The problem with using tests to make important decisions about people’s lives is that standardized tests are not precise instruments. Unfortunately, most elected officials do not realize this, nor does the general public. The public thinks the tests have scientific validity, like that of a thermometer or a barometer, and that they are objective, not tainted by fallible human judgment. But test scores are not comparable to standard weights and measures; they do not have the precision of a doctor’s scale or yardstick. Tests vary in their quality, and even the best tests may sometimes be error-prone, because of human mistakes or technical foul-ups. Hardly a testing season passes without a news story about a goof made by a major testing company. Sometimes questions are poorly worded. Sometimes the answers are wrongly scored. Sometimes the supposedly “right” answer to a question is wrong or ambiguous. Sometimes two of four answers on a multiple-choice question are equally correct.

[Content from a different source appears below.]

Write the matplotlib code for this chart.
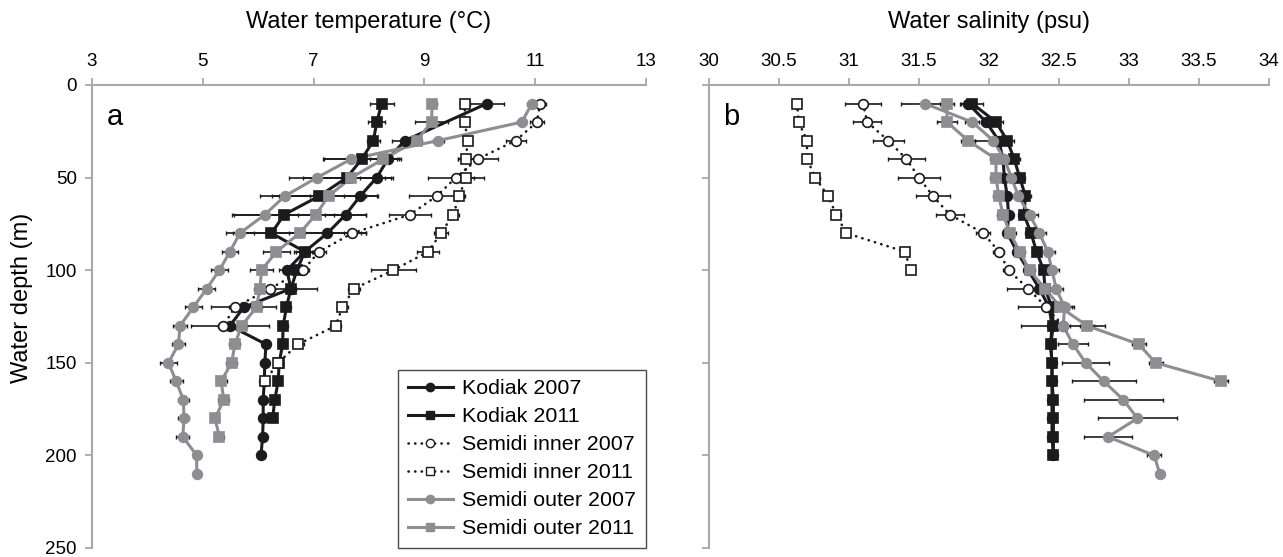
import numpy as np
import matplotlib
matplotlib.use("Agg")
import matplotlib.pyplot as plt
from matplotlib.lines import Line2D

plt.rcParams['font.family'] = ['Liberation Sans', 'DejaVu Sans']

BLACK = '#1b1b1d'
GRAY = '#8e8e92'
SPINE = '#a8a8a8'

# ---- panel a: water temperature (deg C) ----
d_k07_t = [10, 30, 40, 50, 60, 70, 80, 90, 100, 110, 120, 130, 140, 150, 160, 170, 180, 190, 200]
t_k07 = [10.13, 8.65, 8.34, 8.14, 7.84, 7.58, 7.25, 6.84, 6.52, 6.59, 5.74, 5.49, 6.14, 6.12, 6.11, 6.09, 6.09, 6.08, 6.05]
e_k07_t = [0.3, 0.24, 0.2, 0.3, 0.3, 0.37, 0.7, 0.2, 0.15, 0.48, 0.59, 0.7, 0.08, 0.08, 0.08, 0.08, 0.08, 0.08, 0.08]

d_k11_t = list(range(10, 190, 10))
t_k11 = [8.23, 8.14, 8.08, 7.87, 7.6, 7.1, 6.47, 6.24, 6.84, 6.7, 6.59, 6.51, 6.45, 6.44, 6.38, 6.36, 6.3, 6.26]
e_k11_t = [0.22, 0.15, 0.12, 0.7, 0.8, 0.85, 0.9, 0.6, 0.15, 0.2, 0.1, 0.08, 0.08, 0.08, 0.06, 0.06, 0.06, 0.06]

d_si07_t = list(range(10, 140, 10))
t_si07 = [11.09, 11.03, 10.65, 9.96, 9.57, 9.22, 8.74, 7.7, 7.1, 6.81, 6.21, 5.58, 5.37]
e_si07_t = [0.1, 0.13, 0.18, 0.36, 0.5, 0.5, 0.38, 0.15, 0.12, 0.1, 0.1, 0.1, 0.1]

d_si11_t = list(range(10, 170, 10))
t_si11 = [9.73, 9.73, 9.78, 9.75, 9.75, 9.63, 9.52, 9.3, 9.07, 8.44, 7.73, 7.52, 7.4, 6.72, 6.36, 6.12]
e_si11_t = [0.08, 0.08, 0.08, 0.15, 0.15, 0.1, 0.1, 0.12, 0.2, 0.41, 0.1, 0.1, 0.1, 0.1, 0.08, 0.08]

d_so07_t = list(range(10, 220, 10))
t_so07 = [10.94, 10.76, 9.25, 7.68, 7.06, 6.48, 6.12, 5.67, 5.49, 5.3, 5.07, 4.83, 4.59, 4.56, 4.38, 4.52, 4.65, 4.66, 4.64, 4.89, 4.89]
e_so07_t = [0.08, 0.08, 0.1, 0.5, 0.5, 0.45, 0.6, 0.25, 0.15, 0.16, 0.15, 0.15, 0.12, 0.12, 0.15, 0.12, 0.1, 0.1, 0.12, 0.05, 0.05]

d_so11_t = list(range(10, 200, 10))
t_so11 = [9.14, 9.13, 8.86, 8.26, 7.68, 7.27, 7.04, 6.75, 6.33, 6.06, 6.03, 5.97, 5.7, 5.58, 5.52, 5.33, 5.38, 5.22, 5.3]
e_so11_t = [0.08, 0.3, 0.1, 0.25, 0.6, 0.9, 0.9, 1.2, 0.24, 0.2, 0.1, 0.1, 0.1, 0.1, 0.1, 0.1, 0.1, 0.08, 0.08]

# ---- panel b: water salinity (psu) ----
d_k07_s = list(range(10, 210, 10))
s_k07 = [31.85, 31.98, 32.07, 32.1, 32.11, 32.13, 32.14, 32.13, 32.2, 32.28, 32.36, 32.43, 32.45, 32.44, 32.45, 32.45, 32.45, 32.45, 32.45, 32.46]
e_k07_s = [0.06, 0.04, 0.04, 0.03, 0.03, 0.03, 0.03, 0.03, 0.03, 0.03, 0.03, 0.03, 0.02, 0.02, 0.02, 0.02, 0.02, 0.02, 0.02, 0.02]

d_k11_s = list(range(10, 210, 10))
s_k11 = [31.88, 32.05, 32.13, 32.18, 32.22, 32.26, 32.25, 32.3, 32.34, 32.39, 32.4, 32.45, 32.46, 32.44, 32.45, 32.45, 32.46, 32.46, 32.46, 32.46]
e_k11_s = [0.08, 0.05, 0.05, 0.04, 0.04, 0.04, 0.04, 0.04, 0.03, 0.03, 0.03, 0.03, 0.02, 0.02, 0.02, 0.02, 0.02, 0.02, 0.02, 0.02]

d_si07_s = list(range(10, 140, 10))
s_si07 = [31.1, 31.13, 31.28, 31.41, 31.5, 31.6, 31.72, 31.96, 32.07, 32.14, 32.28, 32.41, 32.53]
e_si07_s = [0.13, 0.1, 0.11, 0.13, 0.15, 0.12, 0.1, 0.05, 0.04, 0.04, 0.15, 0.2, 0.05]

d_si11_s = list(range(10, 110, 10))
s_si11 = [30.63, 30.64, 30.7, 30.7, 30.76, 30.85, 30.91, 30.98, 31.4, 31.44]
e_si11_s = [0.03, 0.03, 0.03, 0.03, 0.03, 0.03, 0.03, 0.03, 0.03, 0.03]

d_so07_s = list(range(10, 220, 10))
s_so07 = [31.54, 31.88, 32.03, 32.11, 32.16, 32.21, 32.29, 32.36, 32.42, 32.45, 32.48, 32.54, 32.53, 32.6, 32.69, 32.82, 32.96, 33.06, 32.85, 33.18, 33.22]
e_so07_s = [0.17, 0.05, 0.13, 0.05, 0.05, 0.05, 0.06, 0.05, 0.05, 0.05, 0.05, 0.05, 0.3, 0.11, 0.17, 0.23, 0.28, 0.28, 0.17, 0.05, 0.03]

d_so11_s = list(range(10, 170, 10))
s_so11 = [31.7, 31.7, 31.85, 32.05, 32.05, 32.07, 32.1, 32.15, 32.22, 32.29, 32.4, 32.51, 32.7, 33.07, 33.19, 33.66]
e_so11_s = [0.05, 0.07, 0.05, 0.04, 0.04, 0.04, 0.04, 0.04, 0.04, 0.04, 0.04, 0.05, 0.05, 0.05, 0.05, 0.05]

labels = ['Kodiak 2007', 'Kodiak 2011', 'Semidi inner 2007', 'Semidi inner 2011',
          'Semidi outer 2007', 'Semidi outer 2011']

DOT = (0, (0.1, 2.4))
styles = [
    dict(color=BLACK, ls='-', marker='o', mfc=BLACK, mec=BLACK),
    dict(color=BLACK, ls='-', marker='s', mfc=BLACK, mec=BLACK),
    dict(color=BLACK, ls=DOT, marker='o', mfc='white', mec=BLACK),
    dict(color=BLACK, ls=DOT, marker='s', mfc='white', mec=BLACK),
    dict(color=GRAY, ls='-', marker='o', mfc=GRAY, mec=GRAY),
    dict(color=GRAY, ls='-', marker='s', mfc=GRAY, mec=GRAY),
]

temp = [(t_k07, d_k07_t, e_k07_t), (t_k11, d_k11_t, e_k11_t), (t_si07, d_si07_t, e_si07_t),
        (t_si11, d_si11_t, e_si11_t), (t_so07, d_so07_t, e_so07_t), (t_so11, d_so11_t, e_so11_t)]
sal = [(s_k07, d_k07_s, e_k07_s), (s_k11, d_k11_s, e_k11_s), (s_si07, d_si07_s, e_si07_s),
       (s_si11, d_si11_s, e_si11_s), (s_so07, d_so07_s, e_so07_s), (s_so11, d_so11_s, e_so11_s)]

fig = plt.figure(figsize=(12.83, 5.57), dpi=100)
ax_a = fig.add_axes([0.0717, 0.0162, 0.4318, 0.8312])
ax_b = fig.add_axes([0.5526, 0.0162, 0.4365, 0.8312])


def draw(ax, data):
    for (x, d, e), st in zip(data, styles):
        ax.errorbar(x, d, xerr=e, fmt='none', ecolor=BLACK, elinewidth=1.2,
                    capsize=1.5, capthick=1.0, zorder=1.5)
    for (x, d, e), st in zip(data, styles):
        dotted = st['ls'] == DOT
        ax.plot(x, d, color=st['color'], ls=st['ls'], lw=1.9 if dotted else 2.2,
                dash_capstyle='round', zorder=2)
        ax.plot(x, d, ls='none', marker=st['marker'], ms=7 if st['marker'] == 'o' else 7.3,
                mfc=st['mfc'], mec=st['mec'], mew=1.2, zorder=3)


def style(ax, xlim, xticks, xlabel, letter, showy):
    ax.set_xlim(*xlim)
    ax.set_ylim(250, 0)
    ax.set_xticks(xticks)
    ax.set_xticklabels([('%g' % v) for v in xticks])
    ax.set_yticks([0, 50, 100, 150, 200, 250])
    ax.xaxis.tick_top()
    ax.xaxis.set_label_position('top')
    ax.set_xlabel(xlabel, fontsize=17, labelpad=18)
    for s in ['right', 'bottom']:
        ax.spines[s].set_visible(False)
    for s in ['top', 'left']:
        ax.spines[s].set_color(SPINE)
        ax.spines[s].set_linewidth(1.5)
    ax.tick_params(axis='both', direction='out', length=5, width=1.3, color=SPINE,
                   labelsize=13.5, pad=6)
    ax.tick_params(axis='x', pad=6)
    if not showy:
        ax.tick_params(axis='y', labelleft=False)
    ax.text(0.026, 0.93, letter, transform=ax.transAxes, fontsize=21, va='center', ha='left')


draw(ax_a, temp)
draw(ax_b, sal)
style(ax_a, (3, 13), [3, 5, 7, 9, 11, 13], 'Water temperature (°C)', 'a', True)
style(ax_b, (30, 34), [30, 30.5, 31, 31.5, 32, 32.5, 33, 33.5, 34], 'Water salinity (psu)', 'b', False)
ax_a.set_ylabel('Water depth (m)', fontsize=17)
ax_a.yaxis.set_label_coords(-0.106, 0.54)

handles = []
for st in styles:
    dotted = st['ls'] == DOT
    handles.append(Line2D([], [], color=st['color'], ls=st['ls'], lw=1.9 if dotted else 2.2,
                          marker=st['marker'], ms=6, mfc=st['mfc'], mec=st['mec'], mew=1.0,
                          dash_capstyle='round'))
leg = ax_a.legend(handles, labels, loc='lower right', bbox_to_anchor=(1.0, 0.0),
                  borderaxespad=0, fontsize=15.4, frameon=True, fancybox=False,
                  handlelength=2.1, labelspacing=0.42, handletextpad=0.45, borderpad=0.45)
leg.get_frame().set_edgecolor(BLACK)
leg.get_frame().set_linewidth(1.0)

fig.savefig('out.png', dpi=100)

All tests have a margin of error, like opinion polls, and the same student could produce different scores when taking the same test on different days. The scores might not be wildly different, but they might be different enough to nudge the student’s rating across the line from “not proficient” to “proficient,” or drop her down a notch. So, a student who failed a test on Monday might pass if she took the same test on Wednesday. Maybe the student got a good night’s sleep one day, but not the next; maybe she was distracted by a personal crisis—a spat with her best friend—one day, but not the next. Tests themselves differ from one another, even when they are designed to be as similar as possible. So a student could pass one test and fail another that was designed to be of equal difficulty. Testing experts frequently remind school officials that standardized test scores should not be used in isolation to make consequential decisions about students, but only in conjunction with other measures of student performance, such as grades, class participation, homework, and teachers’ recommendations. Testing experts also warn that test scores should only be used for the purpose for which the test was designed: For example, a fifth-grade reading test measures fifth-grade reading skills and cannot reliably serve as a measure of the teacher’s skill.

Ravitch. Diane. The Death and Life of the Great American School System. New York: Basic/Perseus, 2010: 152-3.